Redox-oxide-based modular structures of porous ceramic foams and honeycombs for efficient sensible/thermochemical solar energy storage

Abstract

The current, sensible regenerative heat storage in porous solid materials in air-operated solar thermal plants can be hybridized with thermochemical storage within the same volume via coating the heat exchange modules with oxides of multivalent metals undergoing reduction/oxidation reactions accompanied by heat effects (e.g. Co3O4/CoO, Mn2O3/Mn3O4) or by manufacturing them entirely of such oxides. In this way solar-heated air from the receiver in addition to sensibly heating the porous solid can induce the endothermic chemical reduction of the oxide from its state with the higher metal valence to that of the lower; the thermal energy can be entirely recovered by the reverse exothermic oxidation reaction (in addition to sensible heat) during off-sun operation.

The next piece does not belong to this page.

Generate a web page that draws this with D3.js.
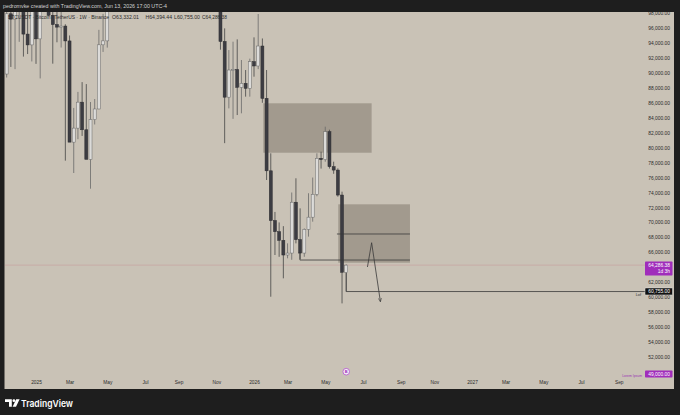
<!DOCTYPE html>
<html><head><meta charset="utf-8">
<script src="https://cdn.jsdelivr.net/npm/d3@7"></script>
<style>
html,body{margin:0;padding:0;background:#1e1e1e;}
svg{display:block;}
</style></head><body>
<svg id="c" width="680" height="415"></svg>
<script>
// ---- weekly BTCUSDT candles (Binance, 1W) ----
const weekStart = [
"2024-11-18","2024-11-25","2024-12-02","2024-12-09","2024-12-16","2024-12-23","2024-12-30",
"2025-01-06","2025-01-13","2025-01-20","2025-01-27","2025-02-03","2025-02-10","2025-02-17","2025-02-24",
"2025-03-03","2025-03-10","2025-03-17","2025-03-24","2025-03-31","2025-04-07","2025-04-14","2025-04-21",
"2025-04-28","2025-05-05",
"2025-11-10","2025-11-17","2025-11-24","2025-12-01","2025-12-08","2025-12-15","2025-12-22","2025-12-29",
"2026-01-05","2026-01-12","2026-01-19","2026-01-26","2026-02-02","2026-02-09","2026-02-16","2026-02-23",
"2026-03-02","2026-03-09","2026-03-16","2026-03-23","2026-03-30","2026-04-06","2026-04-13","2026-04-20",
"2026-04-27","2026-05-04","2026-05-11","2026-05-18","2026-05-25","2026-06-01","2026-06-08"];
const openP = [
89845,97900,97185,101100,104463,95186,93738,
98363,94545,101335,104714,97700,96462,96118,96258,
94270,80734,82610,86082,82389,78430,83760,85170,
93750,94277,
104700,94200,86750,90380,90450,88060,88600,87930,
91500,90920,93590,86590,76900,70250,68760,67600,
65640,65900,72700,67700,65900,69070,70700,73750,
78570,78400,82130,77450,77000,73660,63332.01];
const highP = [
99588,98871,104088,108135,108353,99963,99000,
102724,106422,109588,106457,102500,98826,99475,96500,
95000,85309,87453,88765,88500,86100,86500,95750,
97895,104145,
107500,95950,93050,94170,94480,91720,90380,91900,
94750,97870,94600,90380,79240,71400,70000,69500,
67200,74000,75900,71880,69200,73900,76000,79240,
79460,82800,82400,78120,77230,74110,64394.44];
const lowP = [
89376,90791,90500,94150,92175,92520,91530,
91203,89256,99550,97600,91231,94088,93388,78258,
81500,76606,81134,81565,81320,74508,83100,85144,
92800,93377,
93100,80600,85250,83850,84360,84590,86820,86820,
89490,90500,86000,75670,60060,65640,65400,62520,
65200,65000,67200,65100,65400,68100,70100,73500,
77200,78120,77200,76500,73440,59170,60755.00];
const closeP = [
97900,97185,101100,104463,95186,93738,98363,
94545,101335,104714,97700,96462,96118,96258,94270,
80734,82610,86082,82389,78430,83760,85170,93750,
94277,104100,
94200,86750,90380,90450,88060,88600,87930,91500,
90920,93590,86590,76900,70250,68760,67600,65640,
65900,72700,67700,65900,69070,70700,73750,78570,
78400,82130,77450,77000,73660,63332.01,64286.38];

// ---- axis ticks ----
const priceTicks = d3.range(52000, 98001, 2000);
const hiddenPriceTicks = [64000, 50000]; // covered by the price labels in the original
const timeTickDates = ["2025-01-06","2025-03-03","2025-05-05","2025-07-07","2025-09-01","2025-11-03",
"2026-01-05","2026-03-02","2026-05-04","2026-07-06","2026-09-07","2026-11-02",
"2027-01-04","2027-03-01","2027-05-03","2027-07-05","2027-09-06"];
const timeTickLabels = ["2025","Mar","May","Jul","Sep","Nov","2026","Mar","May","Jul","Sep","Nov","2027","Mar","May","Jul","Sep"];

// ---- drawings (time, price) ----
const zoneStart = ["2026-01-20T12:00Z","2026-05-25T16:00Z"];
const zoneEnd   = ["2026-07-20T10:00Z","2026-09-22T10:00Z"];
const zoneTop   = [85930, 72420];
const zoneBot   = [79320, 64610];
const midLine   = {t0:"2026-05-23T12:00Z", t1:"2026-09-22T10:00Z", p:68450};
const bracket1  = [["2026-03-22T16:00Z",65950],["2026-03-22T16:00Z",64970],["2026-09-22T10:00Z",64970]];
const lowRay    = [["2026-06-08T00:00Z",63230],["2026-06-08T00:00Z",60755],["2027-10-25T00:00Z",60755]];
const arrowPath = [["2026-07-13T10:00Z",64035],["2026-07-20T10:00Z",67285],["2026-08-04T02:00Z",59394]];
const lastPrice = 64286.38, lowPrice = 60755.00, alertPrice = 49000;

// ---- layout ----
const W = 680, H = 415;
const paneL = 5, paneR = 645, paneT = 12, paneB = 377;
const BG = "#c9c2b6";
const FONT = "Liberation Sans, Arial, sans-serif";

const svg = d3.select("#c");
svg.append("rect").attr("width",W).attr("height",H).attr("fill","#1e1e1e");
svg.append("rect").attr("x",4.5).attr("y",paneT).attr("width",674-4.5).attr("height",389-paneT).attr("fill",BG);

const x = d3.scaleTime()
  .domain([new Date(Date.UTC(2025,0,6)), new Date(Date.UTC(2026,0,5))])
  .range([36, 254]);
const y = d3.scaleLinear().domain([52000, 96000]).range([357, 28]);

svg.append("defs").append("clipPath").attr("id","pane")
  .append("rect").attr("x",paneL).attr("y",paneT).attr("width",paneR-paneL).attr("height",paneB-paneT);
svg.select("defs").append("marker").attr("id","arr").attr("viewBox","0 0 10 10")
  .attr("refX",9).attr("refY",5).attr("markerWidth",5).attr("markerHeight",5).attr("orient","auto")
  .append("path").attr("d","M0,1 L9,5 L0,9").attr("fill","none").attr("stroke","#3a3a3a").attr("stroke-width",1.4);

const pane = svg.append("g").attr("clip-path","url(#pane)");

// zones
const zones = zoneStart.map((s,i)=>({s:new Date(s), e:new Date(zoneEnd[i]), t:zoneTop[i], b:zoneBot[i]}));
pane.selectAll("rect.zone").data(zones).join("rect").attr("class","zone")
  .attr("x",d=>x(d.s)).attr("width",d=>x(d.e)-x(d.s))
  .attr("y",d=>y(d.t)).attr("height",d=>y(d.b)-y(d.t))
  .attr("fill","rgba(90,80,70,0.35)");

// last price line
pane.append("line").attr("x1",paneL).attr("x2",paneR).attr("y1",y(lastPrice)).attr("y2",y(lastPrice))
  .attr("stroke","rgba(190,110,125,0.45)").attr("stroke-width",0.6);

// candles
const candles = weekStart.map((w,i)=>({d:new Date(w), o:openP[i], h:highP[i], l:lowP[i], c:closeP[i]}));
const bw = 3;
const cg = pane.append("g");
cg.selectAll("line.wick").data(candles).join("line").attr("class","wick")
  .attr("x1",d=>x(d.d)).attr("x2",d=>x(d.d))
  .attr("y1",d=>y(d.h)).attr("y2",d=>y(d.l))
  .attr("stroke",d=>d.c>=d.o?"#6a6a6a":"#454545").attr("stroke-width",0.8);
cg.selectAll("rect.body").data(candles).join("rect").attr("class","body")
  .attr("x",d=>x(d.d)-bw/2).attr("width",bw)
  .attr("y",d=>y(Math.max(d.o,d.c)))
  .attr("height",d=>Math.max(0.8, Math.abs(y(d.o)-y(d.c))))
  .attr("fill",d=>d.c>=d.o?"#dcdbd9":"#3c3c42")
  .attr("stroke",d=>d.c>=d.o?"#6a6a6a":"#2c2c30").attr("stroke-width",0.5);

// drawing lines
const lineGen = d3.line().x(p=>x(new Date(p[0]))).y(p=>y(p[1]));
pane.append("line").attr("x1",x(new Date(midLine.t0))).attr("x2",x(new Date(midLine.t1)))
  .attr("y1",y(midLine.p)).attr("y2",y(midLine.p)).attr("stroke","#3a3a3a").attr("stroke-width",0.8);
pane.append("path").attr("d",lineGen(bracket1)).attr("fill","none").attr("stroke","#3a3a3a").attr("stroke-width",0.8);
pane.append("path").attr("d",lineGen(lowRay)).attr("fill","none").attr("stroke","#3a3a3a").attr("stroke-width",0.8);
pane.append("path").attr("d",lineGen(arrowPath)).attr("fill","none").attr("stroke","#3a3a3a").attr("stroke-width",0.8)
  .attr("marker-end","url(#arr)");
svg.append("text").attr("x",641).attr("y",y(lowPrice)+4.3).attr("text-anchor","end")
  .attr("font-family",FONT).attr("font-size",3.8).attr("fill","#333").text("Lof");

// legend text
const lg = svg.append("g").attr("font-family",FONT).attr("font-size",5).attr("fill","#2a2a2a");
const legendParts = [["BTCUSDT · Bitcoin / TetherUS · 1W · Binance",8,101],["O63,332.01",112,27],["H64,394.44",145.5,26.5],["L60,755.00",174,26],["C64,286.38",202,25]];
legendParts.forEach(p=>lg.append("text").attr("x",p[1]).attr("y",19).attr("textLength",p[2]).attr("lengthAdjust","spacingAndGlyphs").text(p[0]));

// price axis
const yAxis = svg.append("g").attr("transform","translate(670,0)")
  .call(d3.axisRight(y).tickValues(priceTicks.filter(v=>!hiddenPriceTicks.includes(v)))
    .tickFormat(d3.format(",.2f")).tickSize(0).tickPadding(0));
yAxis.select(".domain").remove();
yAxis.selectAll("text").attr("text-anchor","end").attr("x",0)
  .attr("font-family",FONT).attr("font-size",4.9).attr("fill","#2a2a2a");

// time axis
const xAxis = svg.append("g").attr("transform","translate(0,381)")
  .call(d3.axisBottom(x).tickValues(timeTickDates.map(s=>new Date(s))).tickFormat((d,i)=>timeTickLabels[i]).tickSize(0).tickPadding(0));
xAxis.select(".domain").remove();
xAxis.selectAll("text").attr("font-family",FONT).attr("font-size",4.8).attr("fill","#2a2a2a");

// price labels
function priceLabel(v, fill, lines, stroke){
  const yy = y(v);
  const h = lines.length>1 ? 14 : 7;
  const g = svg.append("g");
  g.append("rect").attr("x",645).attr("y",yy-3.6).attr("width",27.5).attr("height",h).attr("rx",0.8)
    .attr("fill",fill).attr("stroke",stroke||"none").attr("stroke-width",0.5);
  lines.forEach((t,i)=>g.append("text").attr("x",670).attr("y",yy+1.7+i*6).attr("text-anchor","end")
    .attr("font-family",FONT).attr("font-size",4.9).attr("fill","#fff").text(t));
}
priceLabel(lastPrice, "#a02dbb", [d3.format(",.2f")(lastPrice), "1d 3h"]);
priceLabel(lowPrice, "#121212", [d3.format(",.2f")(lowPrice)], "#e0e0e0");
// off-screen alert line label clamped to bottom
(function(){
  const g = svg.append("g");
  g.append("rect").attr("x",645).attr("y",370.5).attr("width",27.5).attr("height",7).attr("rx",0.8).attr("fill","#a02dbb");
  g.append("text").attr("x",670).attr("y",375.8).attr("text-anchor","end").attr("font-family",FONT)
    .attr("font-size",4.9).attr("fill","#fff").text(d3.format(",.2f")(alertPrice));
  g.append("text").attr("x",642).attr("y",377).attr("text-anchor","end").attr("font-family",FONT)
    .attr("font-size",3.4).attr("fill","#9a35b5").text("Lorem Ipsum");
})();

// event icon
const ev = svg.append("g").attr("transform",`translate(${x(new Date("2026-06-08"))},371.7)`);
ev.append("circle").attr("r",3.3).attr("fill","#f3ecf5").attr("stroke","#b454d0").attr("stroke-width",0.8);
ev.append("text").attr("y",1.4).attr("text-anchor","middle").attr("font-family",FONT).attr("font-size",4)
  .attr("font-weight","bold").attr("fill","#a02dbb").text("B");

// header bar
svg.append("rect").attr("x",0).attr("y",0).attr("width",W).attr("height",paneT).attr("fill","#1e1e1e");
svg.append("text").attr("x",3).attr("y",8).attr("font-family",FONT).attr("font-size",5.3).attr("fill","#d2d2d2")
  .attr("textLength",164).attr("lengthAdjust","spacingAndGlyphs")
  .text("pedromvke created with TradingView.com, Jun 13, 2026 17:00 UTC-4");

// TradingView logo
const lgo = svg.append("g").attr("fill","#ffffff");
lgo.append("path").attr("d","M5,399.3 H11.8 V406.8 H9 V402 H5 Z");
lgo.append("circle").attr("cx",13.9).attr("cy",400.7).attr("r",1.4);
lgo.append("path").attr("d","M16.2,399.3 H19.6 L16,406.8 H12.6 Z");
svg.append("text").attr("x",21).attr("y",406.6).attr("font-family","Inter, Lato, sans-serif").attr("font-size",9.6)
  .attr("font-weight",600).attr("fill","#fff").attr("textLength",52).attr("lengthAdjust","spacingAndGlyphs").text("TradingView");
</script>
</body></html>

The construction modularity of these systems provides for the design of the entire storage reactor/heat exchanger as a structure with rational 3-D spatial variation of redox oxide materials chemistry and solid material porosity, tailored to the local temperature and flow conditions, to enhance the utilization of the heat transfer fluid and the storage of its enthalpy. Comparative sensible-only and sensible-thermochemical storage studies on a variety of redox-oxide-coated porous ceramic honeycomb and foam cascades have been performed from laboratory test rigs up to the level of a solar-irradiated receiver–heat storage module combination. The effects of oxide composition and porous support on heat storage efficiency, process cyclability and system longevity are presented and discussed in conjunction to issues for further research.